When the Method turned into a performance phenomenon, reporters and talk show hosts were desperate to hear what the old guard thought about this newfangled approach to acting. Wayne was not shy about sharing his thoughts on the process, and when it came to the Method king, Marlon Brando, he had some pretty strong feelings.
The Duke respected Brando, but loathed Method acting
During a visit to "The Merv Griffin Show" in 1966, Wayne was asked about how Method innovator Lee Strasberg had assessed the Duke's (and Gary Cooper's) work as "perfectly natural," i.e. that they "try not to act, but be themselves." Wayne seemed appreciative of the sentiment, but this didn't automatically make him a fan of the Method.

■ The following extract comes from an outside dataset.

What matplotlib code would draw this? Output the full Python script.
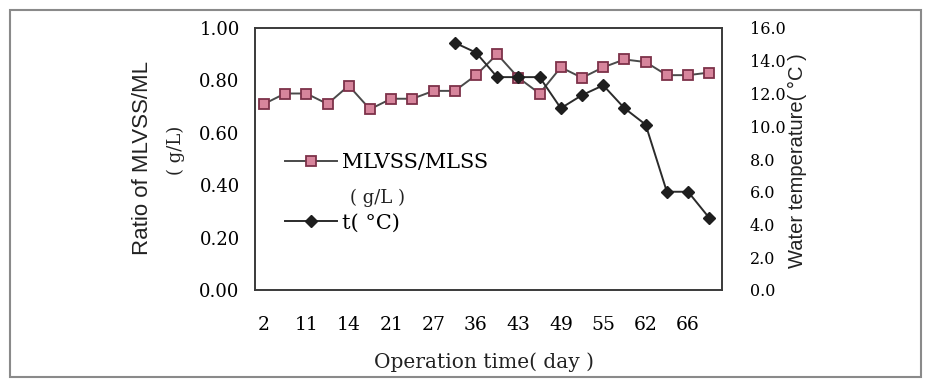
import numpy as np
import matplotlib
matplotlib.use('Agg')
import matplotlib.pyplot as plt
from matplotlib.patches import Rectangle
from matplotlib.transforms import Bbox, TransformedBbox

# Data
days = ['2', '11', '14', '21', '27', '36', '43', '49', '55', '62', '66']
mlvss_ratio = [0.71, 0.75, 0.75, 0.71, 0.78, 0.69, 0.73, 0.73, 0.76, 0.76, 0.82,
               0.90, 0.81, 0.75, 0.85, 0.81, 0.85, 0.88, 0.87, 0.82, 0.82, 0.83]
water_temp = [None] * 9 + [15.1, 14.5, 13.0, 13.0, 13.0, 11.1, 11.9, 12.5, 11.1,
                           10.1, 6.0, 6.0, 4.4]

SERIF = 'DejaVu Serif'
SANS = 'Liberation Sans'
W, H = 926, 379

fig = plt.figure(figsize=(W / 100, H / 100), dpi=100)
ax = fig.add_axes([255 / W, 1 - 290 / H, 467 / W, 262 / H])

x = np.arange(len(mlvss_ratio))
t = np.array(water_temp, dtype=float)

l1, = ax.plot(x, mlvss_ratio, '-s', color='#4a4a4a', lw=1.4, ms=7.5,
              mfc='#d7859c', mec='#7d3149', mew=1.3, zorder=3)
ax.set_xlim(-0.42, 21.6)
ax.set_ylim(0, 1.0)
ax.set_yticks(np.arange(0, 1.01, 0.2))
ax.set_yticklabels(['%.2f' % v for v in np.arange(0, 1.01, 0.2)],
                   fontfamily=SERIF, fontsize=13)
ax.set_xticks(range(0, 22, 2))
ax.set_xticklabels(days, fontfamily=SERIF, fontsize=13.5)
ax.tick_params(axis='y', length=0, pad=11)
ax.tick_params(axis='x', length=0, pad=19)
for s in ax.spines.values():
    s.set_color('#3a3a3a')
    s.set_linewidth(1.4)

ax2 = ax.twinx()
l2, = ax2.plot(x, t, '-D', color='#2b2b2b', lw=1.4, ms=6,
               mfc='#1e1e1e', mec='#1e1e1e', zorder=4)
ax2.set_ylim(0, 16)
ax2.set_yticks(np.arange(0, 16.1, 2))
ax2.set_yticklabels(['%.1f' % v for v in np.arange(0, 16.1, 2)],
                    fontfamily=SERIF, fontsize=11.5)
ax2.tick_params(axis='y', length=0, pad=20)
for s in ax2.spines.values():
    s.set_visible(False)

# axis titles
fig.text(142 / W, 1 - 158 / H, 'Ratio of MLVSS/ML', rotation=90,
         ha='center', va='center', fontfamily=SANS, fontsize=16, color='#222')
fig.text(176 / W, 1 - 150 / H, '( g/L)', rotation=90,
         ha='center', va='center', fontfamily=SERIF, fontsize=13, color='#222')
fig.text(797 / W, 1 - 161 / H, 'Water temperature( °C )', rotation=90,
         ha='center', va='center', fontfamily=SANS, fontsize=14.5, color='#222')
fig.text(484 / W, 1 - 362 / H, 'Operation time( day )',
         ha='center', va='center', fontfamily=SERIF, fontsize=14.5, color='#222')

# legend, first label cut off by its box
leg = ax.legend([l1, l2], ['MLVSS/MLSS', 't( °C)'], loc='upper left',
                bbox_to_anchor=(285 / W, 1 - 153 / H),
                bbox_transform=fig.transFigure, frameon=False,
                prop={'family': SERIF, 'size': 15}, handlelength=2.5,
                handletextpad=0.25, labelspacing=2.0, borderpad=0,
                borderaxespad=0)
clip = TransformedBbox(Bbox([[0, 0], [488 / W, 1]]), fig.transFigure)
leg.get_texts()[0].set_clip_box(clip)
leg.get_texts()[0].set_clip_on(True)
fig.text(350 / W, 1 - 198 / H, '( g/L )', ha='left', va='center',
         fontfamily=SERIF, fontsize=13, color='#222')

# outer frame
fig.patches.append(Rectangle((10 / W, 2 / H), 911 / W, 367 / H, fill=False,
                             edgecolor='#8a8a8a', lw=1.5,
                             transform=fig.transFigure, figure=fig))

fig.savefig('out.png', dpi=100)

"[T]he thing is, they're all copying that poor guy that played in 'Mutiny on the Bounty,'" said Wayne, strangely refusing to call Brando by name. Still, he was a fan. "They all copy him. This guy is great, but they all copy him so he looks like a Method player." Wayne added, "Nobody copied Coop, and certainly nobody's been stupid enough to copy me."
Wayne's distaste for the Method might've stemmed from his contentious experience co-starring in Hawks' "Red River" with Method prodigy Montgomery Clift. After a disastrous bear-hunting trip with Wayne and Hawks' son David (during which they got lost and had to put down a horse), Clift wrote in a letter to a friend, "You see what happens when you turn a bunch of fascists loose in the hills?" Wayne, meanwhile, had no patience for Clift's clumsiness with guns. "Christ, my goddamn kid can do it, for Christ's sake and he's 11 years old," yelled the Duke. "You can't do it? Do it!"
Realizing that Clift was having difficulty becoming a believable cowboy, stuntman Danny Sands said Hawks took the actor aside and told him to study stuntman (and future Academy Award nominee) Richard Farnsworth's every movement. "'Montgomery, you walk along behind him and watch him carefully. If he scratches his butt, you scratch yours. He's a real cowboy,'" as Hawks recalled telling him. "And he did, by God. Farnsworth took him and tutored him and, damn, he made a cowboy out of a hell out of an actor."
Wayne never warmed to Clift, though, and continued to dislike his work as an actor. That said, Harry Carey Jr. said that Wayne eventually softened (just a little) on his former co-star, recalling, "Years later, I said I thought Monty was very effective in 'Red River,' and Duke said, 'He was a pain in the ass.' But he didn't deny he was effective."
As for Brando, it's probably for the best that the eccentric star of "A Streetcar Named Desire," "On the Waterfront," and "The Godfather" never worked with the no-nonsense Wayne — though they did both share a disdain for memorizing their lines ahead of time!